Arts backers make a play for capital at the Capitol
"Features"02/23/2005
Graydon Royce, Star Tribune
February 23, 2005
“Can I challenge you?” House Speaker Steve Sviggum asked arts supporters who crowded his office Tuesday morning. “Tell me why—when we have to fund health care, early childhood education—tell me why it’s the responsibility of government to support the arts? They’re not a matter of life and death, are they?”
Sviggum was playing devil’s advocate, but the group of more than 20 artists, administrators, students and volunteers eagerly took the bait. Given a state budget of nearly $30 billion, the $9 million appropriated for the State Arts Board seemed small, they said. But to artists who often can’t find two dimes to rub together, that funding is vital. They told Sviggum that public money leverages private support, it multiplies in the economy, makes communities attractive and provides an outlet for students who have difficulty with traditional academics.
“People who value the arts are more engaged, more successful,” said David Flannery, executive director of the Perpich Center for Arts Education in Golden Valley. “They help make the kind of Minnesota that we value.”

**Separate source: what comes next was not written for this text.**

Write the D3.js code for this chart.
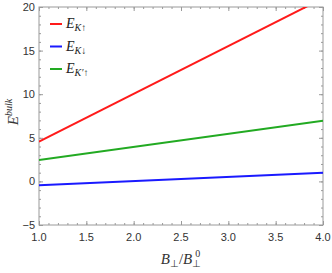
<!DOCTYPE html>
<html>
<head>
<meta charset="utf-8">
<script src="https://cdn.jsdelivr.net/npm/d3@7"></script>
<style>
body { margin: 0; background: #fff; }
text { font-family: "Liberation Sans", Arial, sans-serif; }
.math { font-family: "Liberation Serif", "Times New Roman", serif; font-style: italic; }
</style>
</head>
<body>
<svg width="332" height="273"></svg>
<script>
// field ratio at each end of the plotted range
var xVals = [1.0, 4.0];
var eKup = [4.55, 21.0];
var eKdown = [-0.45, 1.0];
var eKpUp = [2.45, 6.95];
var xTicks = [1.0, 1.5, 2.0, 2.5, 3.0, 3.5, 4.0];
var yTicks = [-5, 0, 5, 10, 15, 20];

var svg = d3.select("svg");
var pLeft = 39, pRight = 323, pTop = 7, pBottom = 225;

var x = d3.scaleLinear().domain([1, 4]).range([pLeft, pRight]);
var y = d3.scaleLinear().domain([-5, 20]).range([pBottom, pTop]);

var frameCol = "#9a9a9a";

svg.append("clipPath").attr("id", "clip")
  .append("rect")
  .attr("x", pLeft).attr("y", pTop)
  .attr("width", pRight - pLeft).attr("height", pBottom - pTop);

// minor ticks
var xMinor = d3.range(10, 41).map(function(d) { return d / 10; });
var yMinor = d3.range(-5, 21);

function tickAxis(axis, ticks, len) {
  axis.tickValues(ticks).tickSize(-len).tickFormat("");
  return axis;
}

var g = svg.append("g");

g.append("g").attr("transform", "translate(0," + pBottom + ")")
  .call(tickAxis(d3.axisBottom(x), xMinor, 2));
g.append("g").attr("transform", "translate(0," + pTop + ")")
  .call(tickAxis(d3.axisTop(x), xMinor, 2));
g.append("g").attr("transform", "translate(" + pLeft + ",0)")
  .call(tickAxis(d3.axisLeft(y), yMinor, 2));
g.append("g").attr("transform", "translate(" + pRight + ",0)")
  .call(tickAxis(d3.axisRight(y), yMinor, 2));

g.append("g").attr("transform", "translate(0," + pBottom + ")")
  .call(tickAxis(d3.axisBottom(x), xTicks, 4));
g.append("g").attr("transform", "translate(0," + pTop + ")")
  .call(tickAxis(d3.axisTop(x), xTicks, 4));
g.append("g").attr("transform", "translate(" + pLeft + ",0)")
  .call(tickAxis(d3.axisLeft(y), yTicks, 4));
g.append("g").attr("transform", "translate(" + pRight + ",0)")
  .call(tickAxis(d3.axisRight(y), yTicks, 4));

g.selectAll(".domain").remove();
g.selectAll(".tick line").attr("stroke", frameCol).attr("stroke-width", 1);

svg.append("rect")
  .attr("x", pLeft).attr("y", pTop)
  .attr("width", pRight - pLeft).attr("height", pBottom - pTop)
  .attr("fill", "none").attr("stroke", frameCol).attr("stroke-width", 1);

// tick labels
svg.selectAll(".xlab").data(xTicks).enter().append("text")
  .attr("x", function(d) { return x(d); })
  .attr("y", pBottom + 16)
  .attr("text-anchor", "middle")
  .attr("font-size", 11)
  .attr("fill", "#333")
  .text(function(d) { return d.toFixed(1); });

svg.selectAll(".ylab").data(yTicks).enter().append("text")
  .attr("x", pLeft - 4)
  .attr("y", function(d) { return y(d) + 4; })
  .attr("text-anchor", "end")
  .attr("font-size", 11)
  .attr("fill", "#333")
  .text(function(d) { return d < 0 ? "\u2212" + (-d) : d; });

// lines
var series = [
  { vals: eKup, color: "#ff1a1a" },
  { vals: eKdown, color: "#1a1aff" },
  { vals: eKpUp, color: "#22aa22" }
];

var line = d3.line()
  .x(function(d, i) { return x(xVals[i]); })
  .y(function(d) { return y(d); });

svg.append("g").attr("clip-path", "url(#clip)")
  .selectAll("path").data(series).enter().append("path")
  .attr("d", function(s) { return line(s.vals); })
  .attr("fill", "none")
  .attr("stroke", function(s) { return s.color; })
  .attr("stroke-width", 2);

// legend
var legend = [
  { color: "#ff1a1a", sub: "K", arrow: "\u2191" },
  { color: "#1a1aff", sub: "K", arrow: "\u2193" },
  { color: "#22aa22", sub: "K\u2032", arrow: "\u2191" }
];

var lg = svg.selectAll(".leg").data(legend).enter().append("g")
  .attr("transform", function(d, i) { return "translate(50," + (24 + i * 22.5) + ")"; });

lg.append("line")
  .attr("x1", 0).attr("x2", 12)
  .attr("stroke", function(d) { return d.color; })
  .attr("stroke-width", 2);

var lt = lg.append("text").attr("class", "math")
  .attr("x", 16).attr("y", 4)
  .attr("font-size", 14)
  .attr("fill", "#222");
lt.append("tspan").text("E");
lt.append("tspan").attr("font-size", 10).attr("dy", 3).text(function(d) { return d.sub; });
lt.append("tspan").attr("font-size", 10).attr("font-style", "normal").text(function(d) { return d.arrow; });

// axis titles
var yt = svg.append("text").attr("class", "math")
  .attr("transform", "translate(18," + ((pTop + pBottom) / 2 - 4) + ") rotate(-90)")
  .attr("text-anchor", "middle")
  .attr("font-size", 15)
  .attr("fill", "#333");
yt.append("tspan").text("E");
yt.append("tspan").attr("font-size", 10).attr("dy", -6).text("bulk");

var xt = svg.append("text").attr("class", "math")
  .attr("x", (pLeft + pRight) / 2).attr("y", 264)
  .attr("text-anchor", "middle")
  .attr("font-size", 15)
  .attr("fill", "#333");
xt.append("tspan").text("B");
xt.append("tspan").attr("font-size", 10).attr("font-style", "normal").attr("dy", 3).text("\u22a5");
xt.append("tspan").attr("font-style", "normal").attr("dy", -3).text("/");
xt.append("tspan").text("B");
xt.append("tspan").attr("font-size", 10).attr("font-style", "normal").attr("dy", 3).text("\u22a5");
xt.append("tspan").attr("font-size", 10).attr("font-style", "normal").attr("dx", -6).attr("dy", -10).text("0");
</script>
</body>
</html>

The citizen lobbyists Sviggum hosted Tuesday were part of more than 700 supporters descending on the State Office Building and Capitol as part of Arts Advocacy Day, an annual drive by Minnesota Citizens for the Arts to argue for the State Arts Board. Two years ago, approximately 1,000 enthusiasts showed up in the depths of Minnesota’s severe budget crisis. They lobbied legislators to keep any cuts in the board funding to 14 percent. When the smoke cleared at session’s end, the Arts Board had been trimmed by 32 percent—including a cut of 60 percent in administration. Larry Redmond, MCA’s chief lobbyist, disagreed Tuesday that the large turnout two years ago apparently didn’t make a difference.
“It could have been worse,” he said, suggesting that arts funding was a casualty of larger budget politics in 2003.
This year’s message to legislators was less distasteful: Please support Gov. Tim Pawlenty’s recommendation of flat funding. The advocates were a diverse group: blue hairs, red hairs, long beards, no beards; from the giant Guthrie in Minneapolis to tiny Theatre B, a startup company in Moorhead; from the Minnesota Orchestra to the Minnesota Valley Academy for Music; regional arts councils from every corner and college students.
Michael Robins, co-producing director at the Illusion Theater in Minneapolis, led a group through the maze of hallways in the Republican House Caucus to Rep. Paul Kohls, R-Victoria. Kohls, who has co-sponsored House inclusion of $1 million in bonding support for the Minnesota Shubert Center for the Arts, said he appreciated the importance of this visit. He did not, however, make any promises.
“In terms of funding, it’s going to be a challenge,” he said. “I believe in arts and arts education. I’m not a proponent of using state dollars to fund entertainment, though.”
Sviggum demonstrated his political skills Tuesday, artfully sidestepping any commitment.
“I tend to be the sports guy in our family,” he said. “My wife is the arts advocate. You will have her support for sure.”